Sustainable bio-based construction: A review of MICP technology and bio-cementation across scales and materials

The urgent need to minimize construction-related CO 2 emissions and negative environmental impacts to enhance sustainability and economic circularity in the construction sector has led to revolutionary innovations in traditional practices. During the past two decades, microbially induced calcium carbonate precipitation (MICP), an emerging biomineralization technique mediated by bacteria and photosynthetic algae, has emerged as a widely employed bio-based approach in geotechnical and concrete engineering to treat different types of soils, rocks, as well as grout and concrete. A vast amount of research has been carried out to understand the impact of MICP on the behavior of materials and performance of systems in various contexts. However, most reviews focus individually on the geotechnical aspect (e.g., soil properties) or concrete engineering (e.g., self-healing concrete). This review examines recent developments in the application of MICP to treat diverse materials like soils, rocks, and concrete. The comparative analysis demonstrates that MICP can yield significant engineering improvements, such as increasing the unconfined compressive strength (UCS) of loose sands by up to 1.5–3.0 MPa, restoring up to 386 kPa of splitting tensile strength in cracked mortar, and reducing the permeability of fractured rocks by 3 to 4 orders of magnitude. Additionally, quantitative assessments reveal that optimal reagent concentrations (typically ranging from 0.5 M to 1.0 M of urea and calcium sources) play a major role in maximizing precipitation efficiency across these materials.
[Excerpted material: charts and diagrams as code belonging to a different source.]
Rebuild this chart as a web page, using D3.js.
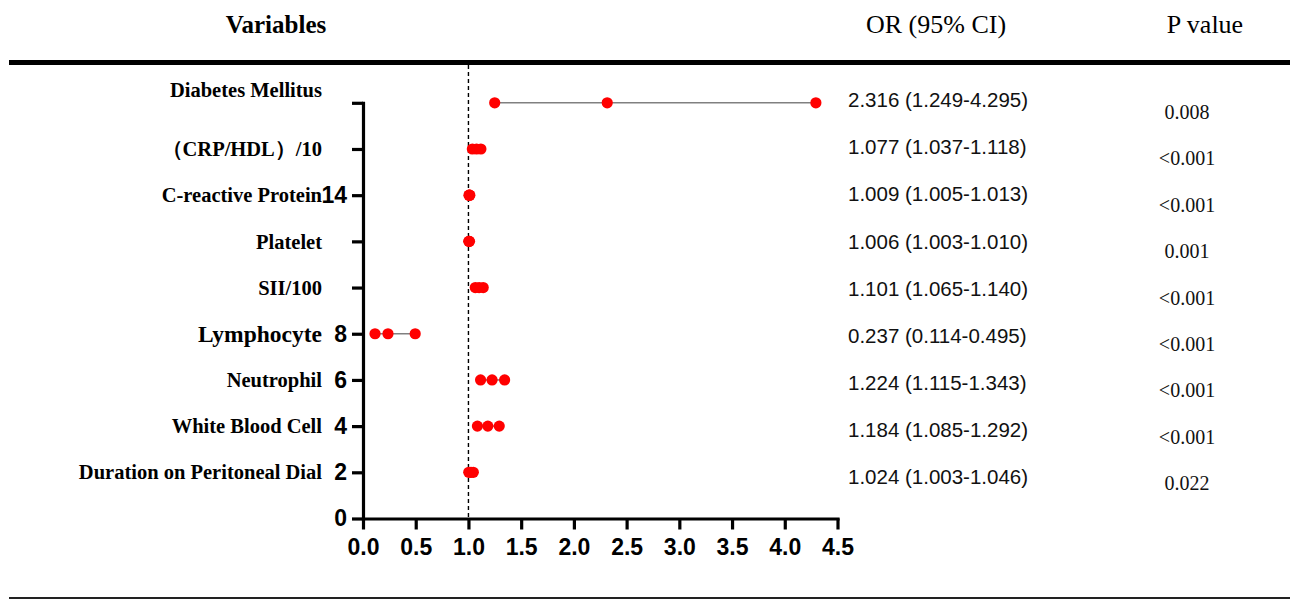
<!DOCTYPE html>
<html>
<head>
<meta charset="utf-8">
<script src="https://cdn.jsdelivr.net/npm/d3@7"></script>
<style>
	body { margin: 0; background: #fff; }
	svg { display: block; }
</style>
</head>
<body>
<div id="forest_plot"></div>
<script>
// variables, top to bottom, with their row position on the y axis
var variables = ["Diabetes Mellitus", "\uFF08CRP/HDL\uFF09/10", "C-reactive Protein", "Platelet",
	"SII/100", "Lymphocyte", "Neutrophil", "White Blood Cell", "Duration on Peritoneal Dial"];
var rowPos = [18, 16, 14, 12, 10, 8, 6, 4, 2];

// odds ratios and 95% confidence intervals
var orValues = [2.316, 1.077, 1.009, 1.006, 1.101, 0.237, 1.224, 1.184, 1.024];
var ciLower = [1.249, 1.037, 1.005, 1.003, 1.065, 0.114, 1.115, 1.085, 1.003];
var ciUpper = [4.295, 1.118, 1.013, 1.010, 1.140, 0.495, 1.343, 1.292, 1.046];
var pValues = ["0.008", "<0.001", "<0.001", "0.001", "<0.001", "<0.001", "<0.001", "<0.001", "0.022"];

// axis ticks
var xTicks = [0, 0.5, 1, 1.5, 2, 2.5, 3, 3.5, 4, 4.5];
var yTicks = [0, 2, 4, 6, 8, 10, 12, 14, 16, 18];
var yTickLabelsShown = [0, 2, 4, 6, 8, 14];

var headers = {variables: "Variables", or: "OR (95% CI)", p: "P value"};

var SERIF = "'Liberation Serif', 'Times New Roman', serif";
var SANS = "'Liberation Sans', Arial, sans-serif";

function drawPlot()
{
	var width = 1290, height = 599;

	var svg = d3.select("#forest_plot").append("svg")
		.attr("width", width)
		.attr("height", height);

	var xScale = d3.scaleLinear().domain([0, 4.5]).range([363, 837.5]);
	var yScale = d3.scaleLinear().domain([0, 18]).range([518.5, 102.8]);

	// table text rows are spaced a little differently from the plot rows
	var orRow = d3.scaleLinear().domain([0, variables.length - 1]).range([100, 477]);
	var pRow = d3.scaleLinear().domain([0, variables.length - 1]).range([112, 483]);

	// header
	svg.append("text")
		.attr("x", 276).attr("y", 33)
		.attr("text-anchor", "middle")
		.style("font-family", SERIF).style("font-weight", "bold").style("font-size", "25px")
		.text(headers.variables);
	svg.append("text")
		.attr("x", 936).attr("y", 33)
		.attr("text-anchor", "middle")
		.style("font-family", SERIF).style("font-size", "26px")
		.text(headers.or);
	svg.append("text")
		.attr("x", 1205).attr("y", 33)
		.attr("text-anchor", "middle")
		.style("font-family", SERIF).style("font-size", "26px")
		.text(headers.p);

	svg.append("line")
		.attr("x1", 9).attr("x2", width)
		.attr("y1", 62.5).attr("y2", 62.5)
		.attr("stroke", "#000").attr("stroke-width", 5);

	svg.append("line")
		.attr("x1", 9).attr("x2", width)
		.attr("y1", 598).attr("y2", 598)
		.attr("stroke", "#222").attr("stroke-width", 2);

	// reference line at OR = 1
	svg.append("line")
		.attr("x1", xScale(1)).attr("x2", xScale(1))
		.attr("y1", 65).attr("y2", yScale(0))
		.attr("stroke", "#000").attr("stroke-width", 1.4)
		.attr("stroke-dasharray", "4,3");

	// axes
	var yAxis = d3.axisLeft(yScale)
		.tickValues(yTicks)
		.tickSize(11)
		.tickSizeOuter(0)
		.tickPadding(5)
		.tickFormat(function(d) { return yTickLabelsShown.indexOf(d) >= 0 ? d : ""; });

	var xAxis = d3.axisBottom(xScale)
		.tickValues(xTicks)
		.tickSize(11)
		.tickSizeOuter(0)
		.tickPadding(9)
		.tickFormat(d3.format(".1f"));

	var gy = svg.append("g").attr("transform", "translate(" + xScale(0) + ",0)").call(yAxis);
	var gx = svg.append("g").attr("transform", "translate(0," + yScale(0) + ")").call(xAxis);

	[gx, gy].forEach(function(g) {
		g.select(".domain").attr("stroke-width", 3.2).attr("stroke-linecap", "square");
		g.selectAll(".tick line").attr("stroke-width", 3.2);
		g.selectAll(".tick text")
			.attr("fill", "#000")
			.style("font-family", SANS).style("font-weight", "bold").style("font-size", "23px");
	});

	// variable labels
	svg.selectAll("text.var-label")
		.data(variables)
		.enter().append("text")
		.attr("class", "var-label")
		.attr("x", 322)
		.attr("y", function(d, i) { return yScale(rowPos[i]) - (i === 0 ? 13 : 0); })
		.attr("dy", "0.35em")
		.attr("text-anchor", "end")
		.style("font-family", SERIF).style("font-weight", "bold")
		.style("font-size", function(d) { return d === "Lymphocyte" ? "23.5px" : "20.5px"; })
		.text(function(d) { return d; });

	// CI lines and points
	var rows = svg.selectAll("g.row")
		.data(variables)
		.enter().append("g")
		.attr("class", "row");

	rows.append("line")
		.attr("x1", function(d, i) { return xScale(ciLower[i]); })
		.attr("x2", function(d, i) { return xScale(ciUpper[i]); })
		.attr("y1", function(d, i) { return yScale(rowPos[i]); })
		.attr("y2", function(d, i) { return yScale(rowPos[i]); })
		.attr("stroke", "#808080").attr("stroke-width", 1.6);

	rows.each(function(d, i) {
		d3.select(this).selectAll("circle")
			.data([ciLower[i], orValues[i], ciUpper[i]])
			.enter().append("circle")
			.attr("cx", function(v) { return xScale(v); })
			.attr("cy", yScale(rowPos[i]))
			.attr("r", 5.6)
			.attr("fill", "#ff0000");
	});

	// OR (95% CI) column
	var fmt = d3.format(".3f");
	svg.selectAll("text.or-text")
		.data(variables)
		.enter().append("text")
		.attr("class", "or-text")
		.attr("x", 848)
		.attr("y", function(d, i) { return orRow(i); })
		.attr("dy", "0.35em")
		.style("font-family", SANS).style("font-size", "20.5px").attr("fill", "#111")
		.text(function(d, i) {
			return fmt(orValues[i]) + " (" + fmt(ciLower[i]) + "-" + fmt(ciUpper[i]) + ")";
		});

	// P value column
	svg.selectAll("text.p-text")
		.data(pValues)
		.enter().append("text")
		.attr("class", "p-text")
		.attr("x", 1187)
		.attr("y", function(d, i) { return pRow(i); })
		.attr("dy", "0.35em")
		.attr("text-anchor", "middle")
		.style("font-family", SERIF).style("font-size", "20px").attr("fill", "#111")
		.text(function(d) { return d; });
}

drawPlot();
</script>
</body>
</html>
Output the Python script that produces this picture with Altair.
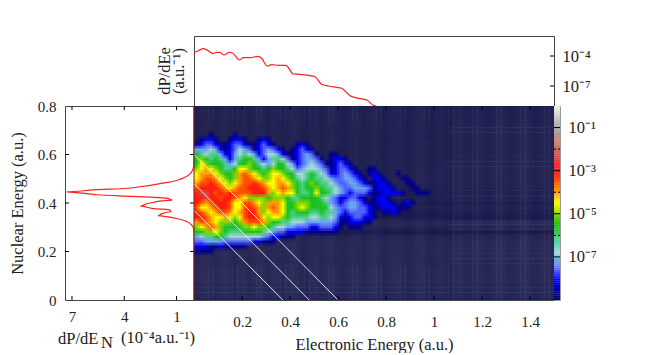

The review also emphasizes that long-term environmental conditions critically affect the durability of bio-cemented structures. While MICP-treated materials exhibit strong resistance to freeze-thaw cycles (retaining 70%–90% of their initial strength after 12 cycles), wet-dry cycles and acid rain exposure can cause up to an 80% reduction in UCS. The inclusion of bio-additives, such as 0.2–0.4% by weight of basalt or jute fibers, has emerged as a vital strategy, reducing weathering-induced mass loss to 10% and enhancing long-term resilience. This study aims to offer a robust foundation for future research aimed at overcoming existing limitations and scaling MICP technologies for commercial implementation in geotechnical and construction engineering.